In the past few decades, digital technologies have profoundly altered virtually every aspect of human life. While the direct impact of digital technologies on individuals’ economic welfare or personal behaviors has attracted considerable attention, the interplay of digital technologies with social connections remains underexplored. Indeed, regardless of whether formed offline or online, social connections in the form of personal ties and affiliations that have long been the bedrock of human society continue to shape human behaviors and outcomes. To the extent that digitization will only continue to grow in scale and scope, an understanding of such effects is important for scholars, practitioners, and policymakers. I address two overarching research questions in my dissertation: (1) Whether, and to what extent digital technologies affect individuals’ economic welfare and habituated behavior, and (2) How social connections such as personal ties and affiliations condition the impact of the digital technologies.
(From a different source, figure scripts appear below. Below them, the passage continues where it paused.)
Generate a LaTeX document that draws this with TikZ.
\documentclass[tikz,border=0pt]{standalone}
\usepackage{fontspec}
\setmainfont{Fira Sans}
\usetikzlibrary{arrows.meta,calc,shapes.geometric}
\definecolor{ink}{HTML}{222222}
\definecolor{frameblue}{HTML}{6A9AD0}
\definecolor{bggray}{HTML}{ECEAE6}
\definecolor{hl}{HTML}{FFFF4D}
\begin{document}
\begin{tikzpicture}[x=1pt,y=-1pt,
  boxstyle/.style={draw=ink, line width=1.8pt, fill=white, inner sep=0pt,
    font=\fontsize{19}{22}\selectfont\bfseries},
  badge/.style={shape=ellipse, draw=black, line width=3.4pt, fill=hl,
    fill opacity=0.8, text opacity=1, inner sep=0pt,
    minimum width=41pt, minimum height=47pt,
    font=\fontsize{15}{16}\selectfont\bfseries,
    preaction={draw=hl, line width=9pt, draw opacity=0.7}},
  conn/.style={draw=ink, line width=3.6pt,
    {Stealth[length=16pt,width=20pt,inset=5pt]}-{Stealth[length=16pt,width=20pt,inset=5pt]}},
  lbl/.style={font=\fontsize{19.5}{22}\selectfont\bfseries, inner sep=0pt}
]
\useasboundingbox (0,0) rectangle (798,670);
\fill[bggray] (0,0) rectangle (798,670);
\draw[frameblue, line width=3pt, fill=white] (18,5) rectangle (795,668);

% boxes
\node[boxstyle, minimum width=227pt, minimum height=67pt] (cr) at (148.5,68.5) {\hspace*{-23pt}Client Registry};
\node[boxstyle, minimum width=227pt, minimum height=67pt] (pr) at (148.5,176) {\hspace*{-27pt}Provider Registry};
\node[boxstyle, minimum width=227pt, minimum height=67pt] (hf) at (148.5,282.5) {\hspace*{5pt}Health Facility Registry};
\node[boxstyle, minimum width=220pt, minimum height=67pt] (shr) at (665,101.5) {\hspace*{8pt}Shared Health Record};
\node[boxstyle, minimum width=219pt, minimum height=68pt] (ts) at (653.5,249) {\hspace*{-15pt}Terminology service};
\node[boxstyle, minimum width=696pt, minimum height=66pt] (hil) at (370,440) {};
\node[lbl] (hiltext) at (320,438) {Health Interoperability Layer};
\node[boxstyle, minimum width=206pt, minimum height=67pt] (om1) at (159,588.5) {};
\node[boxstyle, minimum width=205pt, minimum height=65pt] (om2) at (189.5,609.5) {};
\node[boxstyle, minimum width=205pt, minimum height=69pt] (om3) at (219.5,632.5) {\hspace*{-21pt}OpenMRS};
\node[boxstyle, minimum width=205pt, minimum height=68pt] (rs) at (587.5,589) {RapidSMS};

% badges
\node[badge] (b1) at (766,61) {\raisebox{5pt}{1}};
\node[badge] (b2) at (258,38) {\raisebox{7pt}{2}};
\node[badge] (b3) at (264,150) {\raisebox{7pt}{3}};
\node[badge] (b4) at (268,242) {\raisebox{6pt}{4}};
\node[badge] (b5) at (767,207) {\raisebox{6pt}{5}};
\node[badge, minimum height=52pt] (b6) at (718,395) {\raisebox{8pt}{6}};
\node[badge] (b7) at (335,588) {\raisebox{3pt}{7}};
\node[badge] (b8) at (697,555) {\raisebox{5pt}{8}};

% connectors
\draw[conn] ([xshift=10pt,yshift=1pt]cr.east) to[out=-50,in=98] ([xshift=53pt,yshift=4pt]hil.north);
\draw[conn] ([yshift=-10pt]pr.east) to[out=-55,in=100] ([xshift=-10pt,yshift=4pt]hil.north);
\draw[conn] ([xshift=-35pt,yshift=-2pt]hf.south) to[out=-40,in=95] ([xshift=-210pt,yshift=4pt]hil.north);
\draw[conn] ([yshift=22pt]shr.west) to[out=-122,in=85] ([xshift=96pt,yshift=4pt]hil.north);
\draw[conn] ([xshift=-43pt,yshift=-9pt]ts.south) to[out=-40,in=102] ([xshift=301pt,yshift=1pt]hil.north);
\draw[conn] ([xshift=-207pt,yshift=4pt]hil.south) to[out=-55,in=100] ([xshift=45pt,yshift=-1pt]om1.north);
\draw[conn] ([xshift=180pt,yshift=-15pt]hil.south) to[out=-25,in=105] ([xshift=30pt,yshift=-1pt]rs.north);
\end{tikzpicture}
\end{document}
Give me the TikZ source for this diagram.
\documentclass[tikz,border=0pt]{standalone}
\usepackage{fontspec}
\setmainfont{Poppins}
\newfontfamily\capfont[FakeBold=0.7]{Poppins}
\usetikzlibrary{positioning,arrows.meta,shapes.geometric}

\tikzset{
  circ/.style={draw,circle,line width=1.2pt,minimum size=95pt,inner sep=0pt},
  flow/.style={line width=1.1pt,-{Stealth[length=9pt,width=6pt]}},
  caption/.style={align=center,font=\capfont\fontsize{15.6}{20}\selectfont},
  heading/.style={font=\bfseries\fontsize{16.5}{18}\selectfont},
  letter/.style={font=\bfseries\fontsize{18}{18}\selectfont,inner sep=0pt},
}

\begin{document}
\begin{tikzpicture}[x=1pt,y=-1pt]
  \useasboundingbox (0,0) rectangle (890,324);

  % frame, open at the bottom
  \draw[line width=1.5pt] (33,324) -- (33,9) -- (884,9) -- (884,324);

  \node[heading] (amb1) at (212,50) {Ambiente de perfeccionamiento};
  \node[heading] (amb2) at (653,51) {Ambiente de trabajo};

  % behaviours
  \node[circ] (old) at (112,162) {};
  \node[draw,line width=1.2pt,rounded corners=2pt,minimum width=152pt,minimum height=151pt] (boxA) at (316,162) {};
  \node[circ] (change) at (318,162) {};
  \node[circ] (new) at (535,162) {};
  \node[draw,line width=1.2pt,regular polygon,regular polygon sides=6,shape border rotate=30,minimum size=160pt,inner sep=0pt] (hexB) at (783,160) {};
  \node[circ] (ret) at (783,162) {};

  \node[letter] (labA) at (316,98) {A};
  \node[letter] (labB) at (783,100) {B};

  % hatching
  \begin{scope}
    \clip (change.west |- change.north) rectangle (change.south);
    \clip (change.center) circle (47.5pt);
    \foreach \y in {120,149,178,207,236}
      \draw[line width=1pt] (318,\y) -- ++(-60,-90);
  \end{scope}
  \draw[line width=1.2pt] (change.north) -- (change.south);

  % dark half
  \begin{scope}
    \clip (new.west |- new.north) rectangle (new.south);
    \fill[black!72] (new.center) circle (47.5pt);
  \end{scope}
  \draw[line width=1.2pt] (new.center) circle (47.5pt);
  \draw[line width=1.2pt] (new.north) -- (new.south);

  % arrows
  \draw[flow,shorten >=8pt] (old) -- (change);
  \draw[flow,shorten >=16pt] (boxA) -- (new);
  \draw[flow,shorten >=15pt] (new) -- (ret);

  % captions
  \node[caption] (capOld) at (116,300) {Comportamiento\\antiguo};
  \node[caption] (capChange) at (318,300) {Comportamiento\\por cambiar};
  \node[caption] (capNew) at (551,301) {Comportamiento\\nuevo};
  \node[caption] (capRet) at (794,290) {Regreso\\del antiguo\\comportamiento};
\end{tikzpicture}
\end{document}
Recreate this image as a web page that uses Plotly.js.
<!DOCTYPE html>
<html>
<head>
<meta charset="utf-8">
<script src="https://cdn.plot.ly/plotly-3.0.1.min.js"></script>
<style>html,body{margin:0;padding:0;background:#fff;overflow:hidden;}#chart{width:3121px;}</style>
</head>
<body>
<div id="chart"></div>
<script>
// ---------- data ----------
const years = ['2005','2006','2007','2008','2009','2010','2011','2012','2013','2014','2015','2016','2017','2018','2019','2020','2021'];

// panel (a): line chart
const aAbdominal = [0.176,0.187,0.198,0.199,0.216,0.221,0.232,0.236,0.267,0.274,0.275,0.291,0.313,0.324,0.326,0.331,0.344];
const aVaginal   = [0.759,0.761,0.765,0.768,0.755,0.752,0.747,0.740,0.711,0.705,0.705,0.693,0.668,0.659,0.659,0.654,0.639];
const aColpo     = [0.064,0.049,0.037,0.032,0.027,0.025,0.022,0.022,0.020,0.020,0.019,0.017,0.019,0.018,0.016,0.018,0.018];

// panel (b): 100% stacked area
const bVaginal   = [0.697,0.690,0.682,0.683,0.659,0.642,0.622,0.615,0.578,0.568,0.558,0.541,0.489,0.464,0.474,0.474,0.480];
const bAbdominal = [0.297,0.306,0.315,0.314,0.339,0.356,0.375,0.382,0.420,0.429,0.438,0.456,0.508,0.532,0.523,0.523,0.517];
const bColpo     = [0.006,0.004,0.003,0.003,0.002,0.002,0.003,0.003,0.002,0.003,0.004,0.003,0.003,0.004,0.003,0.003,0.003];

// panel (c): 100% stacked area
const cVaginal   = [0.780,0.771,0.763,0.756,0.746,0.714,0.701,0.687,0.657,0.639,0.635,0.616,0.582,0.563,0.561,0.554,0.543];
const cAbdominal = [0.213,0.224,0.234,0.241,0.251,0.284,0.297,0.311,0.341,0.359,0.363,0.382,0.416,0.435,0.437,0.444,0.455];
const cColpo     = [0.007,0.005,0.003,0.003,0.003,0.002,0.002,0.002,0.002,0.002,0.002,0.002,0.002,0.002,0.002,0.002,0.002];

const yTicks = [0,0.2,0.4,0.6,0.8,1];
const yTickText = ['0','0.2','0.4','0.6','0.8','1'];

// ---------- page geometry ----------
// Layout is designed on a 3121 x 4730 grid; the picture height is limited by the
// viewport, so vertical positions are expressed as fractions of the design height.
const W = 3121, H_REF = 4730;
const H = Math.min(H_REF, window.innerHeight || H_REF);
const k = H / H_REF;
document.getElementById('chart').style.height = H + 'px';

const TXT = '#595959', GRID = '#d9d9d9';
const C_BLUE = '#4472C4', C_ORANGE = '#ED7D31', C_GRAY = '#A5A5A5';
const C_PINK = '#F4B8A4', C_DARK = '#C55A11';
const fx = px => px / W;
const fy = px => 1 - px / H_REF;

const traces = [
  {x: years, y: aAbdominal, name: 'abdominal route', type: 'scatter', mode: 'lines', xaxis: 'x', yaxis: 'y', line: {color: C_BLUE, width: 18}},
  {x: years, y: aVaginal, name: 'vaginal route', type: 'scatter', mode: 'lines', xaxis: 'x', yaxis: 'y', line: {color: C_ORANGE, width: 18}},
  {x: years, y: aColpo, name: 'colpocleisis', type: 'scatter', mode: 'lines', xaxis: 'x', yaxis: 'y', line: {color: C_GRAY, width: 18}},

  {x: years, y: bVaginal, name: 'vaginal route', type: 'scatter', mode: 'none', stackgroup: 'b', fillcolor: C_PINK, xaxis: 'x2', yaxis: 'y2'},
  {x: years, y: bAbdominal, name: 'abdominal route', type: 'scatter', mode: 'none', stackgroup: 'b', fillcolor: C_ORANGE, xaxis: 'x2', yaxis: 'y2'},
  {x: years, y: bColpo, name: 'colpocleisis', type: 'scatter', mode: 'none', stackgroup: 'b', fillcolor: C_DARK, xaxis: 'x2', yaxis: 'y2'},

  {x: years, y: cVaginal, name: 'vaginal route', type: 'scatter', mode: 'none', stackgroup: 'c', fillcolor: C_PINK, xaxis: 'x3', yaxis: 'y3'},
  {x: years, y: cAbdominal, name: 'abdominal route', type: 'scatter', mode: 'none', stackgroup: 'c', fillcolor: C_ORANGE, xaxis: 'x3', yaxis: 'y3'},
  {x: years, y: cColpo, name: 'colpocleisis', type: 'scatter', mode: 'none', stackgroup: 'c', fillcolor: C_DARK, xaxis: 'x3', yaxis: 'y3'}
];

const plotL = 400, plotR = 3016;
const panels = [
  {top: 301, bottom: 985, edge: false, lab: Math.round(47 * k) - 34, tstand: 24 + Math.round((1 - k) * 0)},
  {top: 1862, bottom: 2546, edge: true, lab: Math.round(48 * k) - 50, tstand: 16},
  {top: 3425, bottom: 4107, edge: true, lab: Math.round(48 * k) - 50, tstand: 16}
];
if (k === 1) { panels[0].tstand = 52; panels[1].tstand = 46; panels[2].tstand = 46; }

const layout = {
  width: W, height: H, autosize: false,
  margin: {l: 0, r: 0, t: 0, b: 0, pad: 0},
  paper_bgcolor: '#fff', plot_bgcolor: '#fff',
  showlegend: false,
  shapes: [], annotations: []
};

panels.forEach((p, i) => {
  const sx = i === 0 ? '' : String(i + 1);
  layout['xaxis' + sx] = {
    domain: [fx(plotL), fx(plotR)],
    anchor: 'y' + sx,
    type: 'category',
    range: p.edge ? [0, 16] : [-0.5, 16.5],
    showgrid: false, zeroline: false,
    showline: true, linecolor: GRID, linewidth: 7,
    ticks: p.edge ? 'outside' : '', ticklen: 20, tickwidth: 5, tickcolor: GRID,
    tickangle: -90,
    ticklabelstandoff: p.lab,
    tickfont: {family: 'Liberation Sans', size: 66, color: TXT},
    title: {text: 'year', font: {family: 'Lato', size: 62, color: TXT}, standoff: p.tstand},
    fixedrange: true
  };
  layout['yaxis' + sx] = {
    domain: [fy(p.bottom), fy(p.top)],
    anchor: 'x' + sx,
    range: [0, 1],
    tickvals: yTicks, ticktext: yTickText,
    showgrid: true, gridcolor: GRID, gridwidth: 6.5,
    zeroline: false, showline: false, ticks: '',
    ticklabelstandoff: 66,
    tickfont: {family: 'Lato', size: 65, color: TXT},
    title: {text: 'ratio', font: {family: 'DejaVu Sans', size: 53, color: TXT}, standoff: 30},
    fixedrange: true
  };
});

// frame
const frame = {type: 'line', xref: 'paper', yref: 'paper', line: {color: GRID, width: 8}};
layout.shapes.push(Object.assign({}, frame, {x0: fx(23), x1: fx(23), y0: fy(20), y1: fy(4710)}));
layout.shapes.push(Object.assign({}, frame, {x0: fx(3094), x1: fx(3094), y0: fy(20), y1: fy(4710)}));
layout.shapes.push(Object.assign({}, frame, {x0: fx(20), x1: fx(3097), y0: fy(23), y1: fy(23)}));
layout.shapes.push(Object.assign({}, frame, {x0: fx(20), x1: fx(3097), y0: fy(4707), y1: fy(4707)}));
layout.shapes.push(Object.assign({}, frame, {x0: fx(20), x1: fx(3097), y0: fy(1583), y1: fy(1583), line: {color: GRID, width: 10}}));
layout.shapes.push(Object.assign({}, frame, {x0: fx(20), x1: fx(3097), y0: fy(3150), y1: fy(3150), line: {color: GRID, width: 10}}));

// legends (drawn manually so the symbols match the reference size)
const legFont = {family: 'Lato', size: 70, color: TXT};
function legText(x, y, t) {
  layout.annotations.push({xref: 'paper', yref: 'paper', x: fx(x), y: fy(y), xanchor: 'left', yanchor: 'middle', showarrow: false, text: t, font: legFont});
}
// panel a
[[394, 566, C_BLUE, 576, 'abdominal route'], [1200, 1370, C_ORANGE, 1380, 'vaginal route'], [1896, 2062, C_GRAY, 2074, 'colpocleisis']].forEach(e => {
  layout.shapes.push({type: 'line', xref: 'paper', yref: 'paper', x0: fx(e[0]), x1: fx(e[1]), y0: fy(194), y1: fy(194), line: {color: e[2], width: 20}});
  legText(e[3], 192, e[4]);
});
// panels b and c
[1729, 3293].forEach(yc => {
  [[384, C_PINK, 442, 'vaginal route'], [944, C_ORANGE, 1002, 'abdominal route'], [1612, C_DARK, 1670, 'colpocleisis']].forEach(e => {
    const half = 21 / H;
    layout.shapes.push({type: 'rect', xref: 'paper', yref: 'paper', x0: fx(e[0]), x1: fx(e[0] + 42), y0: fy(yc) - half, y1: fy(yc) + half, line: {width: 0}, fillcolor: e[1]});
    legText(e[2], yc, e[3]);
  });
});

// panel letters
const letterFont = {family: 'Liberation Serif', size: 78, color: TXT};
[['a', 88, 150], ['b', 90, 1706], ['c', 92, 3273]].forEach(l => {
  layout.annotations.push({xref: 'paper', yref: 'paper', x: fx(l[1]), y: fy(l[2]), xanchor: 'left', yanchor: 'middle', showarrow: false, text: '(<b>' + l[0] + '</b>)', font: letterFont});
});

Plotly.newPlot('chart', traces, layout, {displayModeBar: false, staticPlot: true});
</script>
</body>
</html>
My studies are conducted in two distinct contexts: mobile interventions for health, and computer ownership for social and economic welfare. Drawing on diverse bodies of literature and using various econometric methods, I seek to answer questions related to how interventions orchestrated on mobile platforms help individuals form healthy behaviors, and how computer ownership affects long-term income mobility. In the first essay, I show that a social norms intervention on a mobile platform is effective in increasing individuals’ physical activity. In the second study, I investigate how the motivational incentive of reciprocity can be leveraged to promote healthy behavior. Finally, in my third essay, I show that computer ownership generates both private and social returns (IT spillovers) on individuals’ income mobility. All three papers then consider how individuals’ social connections condition the direct effects of digital technologies. The first two studies explore how online social ties and social relationships moderate the impact of mobile interventions, and the third study examines how caste groups affect the positive spillover effects of computer ownership. Collectively, the three studies advance our understanding of the heterogeneous effects of digital technologies on individuals and provide implications for researchers and practitioners.